SON DAKİKA

Eğitimde kapsayıcılık masal değil, mecburiyettir!

Aycan Babuc 15 Kas 2025

Eğitim, bir toplumun yarınlarını biçimlendiren en kritik alandır. Ve biz biliyoruz ki, bugünün sınıflarında verilen her emek, geleceğin hayatlarına dokunan sessiz bir iyiliktir.

Ama biz bu iyiliği ne kadar yerine getirebiliyoruz? Otizmli bir çocuğun okul içinde itilip kakılması, ardından bazı velilerin kameralar önünde çocuğun okuldan uzaklaştırılmasını talep eden açıklamalar yapması… Bu hadise, yalnızca bir okul problemi değil ülkemizin kapsayıcı eğitim politikaları, psikososyal güvenlik standartları ve çocuk dostu okul kavramı açısından ciddi bir alarmdır.

Otizm, insanın nörogelişimsel bir farklılığıdır ve özel gereksinimli çocukların eğitim ortamlarında desteklenmesi yalnızca etik değil yasal bir zorunluluktur. Mevzuatlarda da belirtildiği üzere tanımlanan kaynaştırma/bütünleştirme eğitim modeli çerçevesinde, her çocuğun akranlarıyla aynı ortamda uygun destek mekanizmalarıyla eğitim almasını güvence altına almıştır. Dolayısıyla bir çocuğun davranışsal güçlük göstermesi, onu ortamdan dışlamak için gerekçe olamaz aksine çocuğun BEP (Bireyselleştirilmiş Eğitim Programı) kapsamında daha doğru müdahalelerle desteklenmesi gerektiğini gösterir.

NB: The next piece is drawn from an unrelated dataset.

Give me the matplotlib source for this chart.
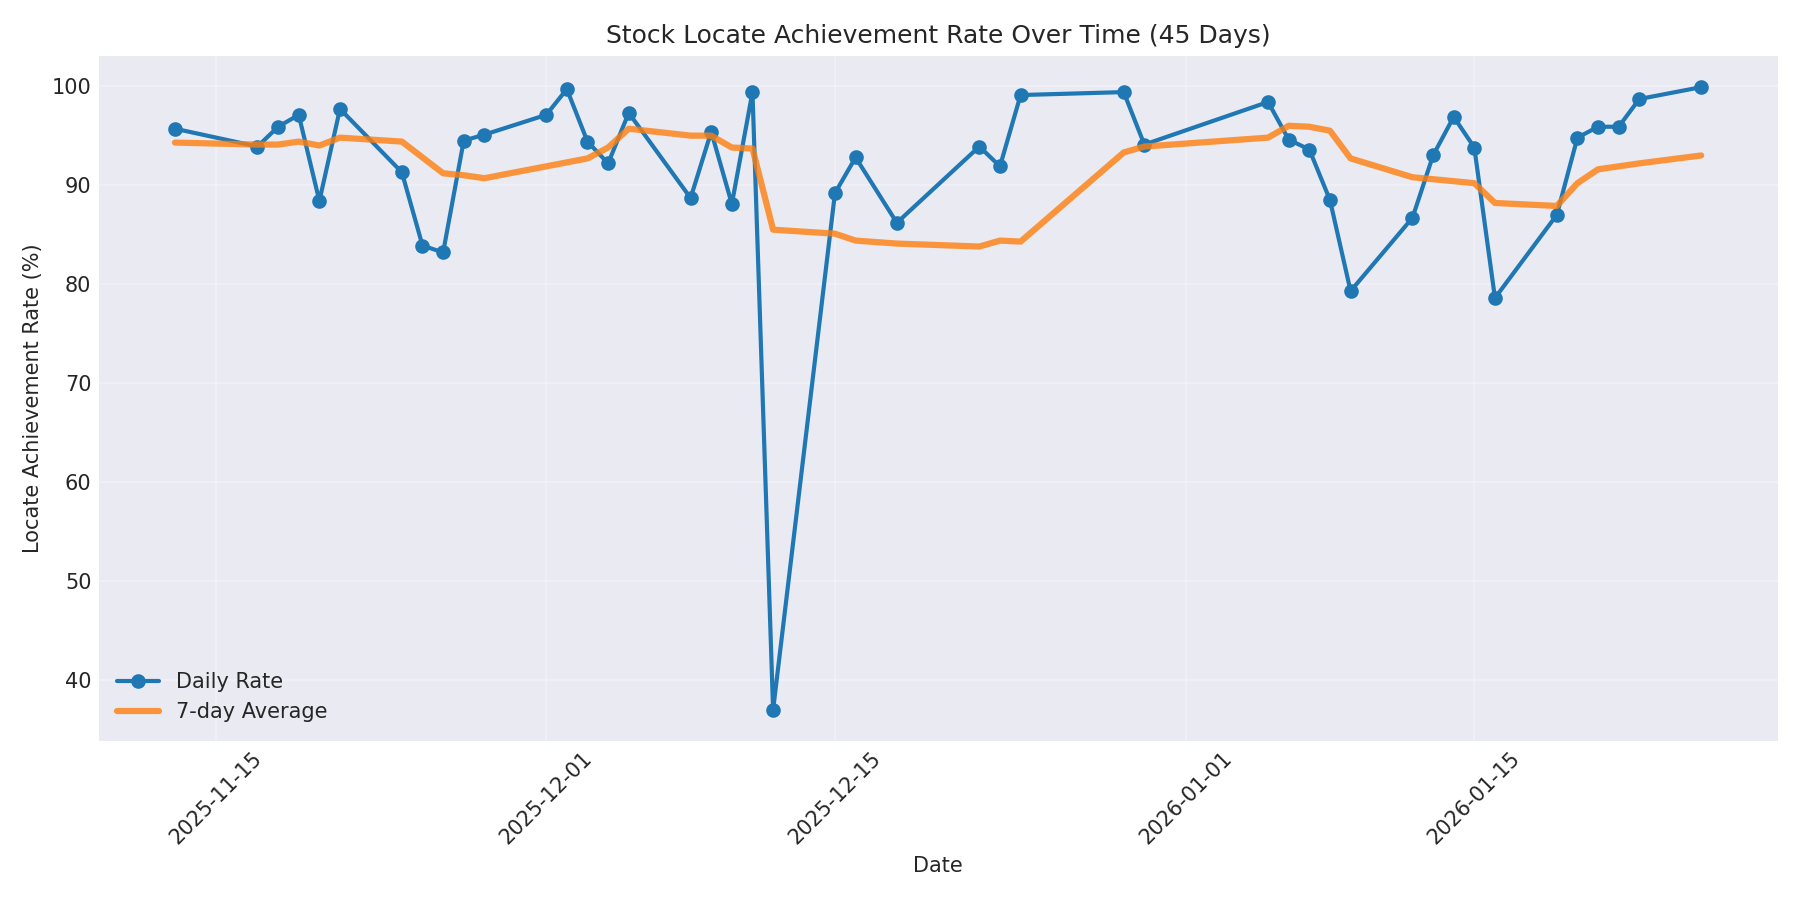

Oysa bu olayda gördüğümüz şey, eğitim biliminin yıllardır üzerine inşa ettiği kapsayıcılık anlayışının, bazı yetişkinlerin önyargıları karşısında nasıl kolayca örsenelebildiğidir.

Bir çocuğun davranış problemleri varsa, bunun çözüm yöntemi, onu itip kakmak ya da hedef göstermek değil; pozitif davranış destekleri, uygulamalı davranış analizi, sosyal uyum becerileri ve travma farkındalıklı yaklaşım gibi bilimsel yöntemleri uygulamaktır.

Bu noktada eleştirilmesi gereken yalnızca bireyler değil okul yönetiminden sınıf öğretmenlerine, rehberlik servisinden ilçe milli eğitim birimlerine kadar tüm yapının kurumsal hesap verebilirlik mekanizmalarını işletip işletmediğidir. Bir çocuğu korumakla yükümlü bir eğitim ekosistemi, çocuğun güvenliğini sağlayamadığı anda kendi temel varlık sebebini kaybeder.

Velilerin kameralar karşısında okuldan gönderilsin minvalinde çağrısı yapması ise eğitimin toplumsal işlevi açısından ayrıca düşündürücüdür. Çünkü kapsayıcı okul iklimi; korkuların, önyargıların ve sosyal dışlamanın değil dayanışmanın, empati kurmanın ve çocuk hakları bilincinin üzerine kurulur. Çocukları korumakla yükümlü yetişkinlerin, farkına varmadan bir çocuğu risk unsuru gibi sunması, yalnızca o çocuğu değil, toplumsal vicdanı da yaralar.

Buradan bir kez daha hatırlatmak isterim:

Hiçbir çocuk farklı olduğu için dışlanamaz. Hiçbir çocuk gelişimsel özellikleri nedeniyle eğitim ortamından uzaklaştırılamaz. Hiçbir çocuk, yetişkinlerin tahammül sınavına dönüşemez.

Bu olay, ülkemizin eğitim sisteminde kapsayıcı okul iklimi, erken müdahale programları, öğretmenlere özel gereksinim farkındalığı eğitimleri, psikososyal destek birimleri ve aile-çocuk iş birliği modelleri konusunda daha güçlü adımlar atması gerektiğini net bir biçimde göstermiştir.

Unutmayalım:

Bir toplumun gerçek gelişmişliği, en savunmasız çocuğunu ne kadar koruduğuyla ölçülür.

Eğer bir çocuk inciniyorsa, aslında hepimiz eksiliyoruz. Bu eksilmeyi durdurmak hepimizin sorumluluğudur.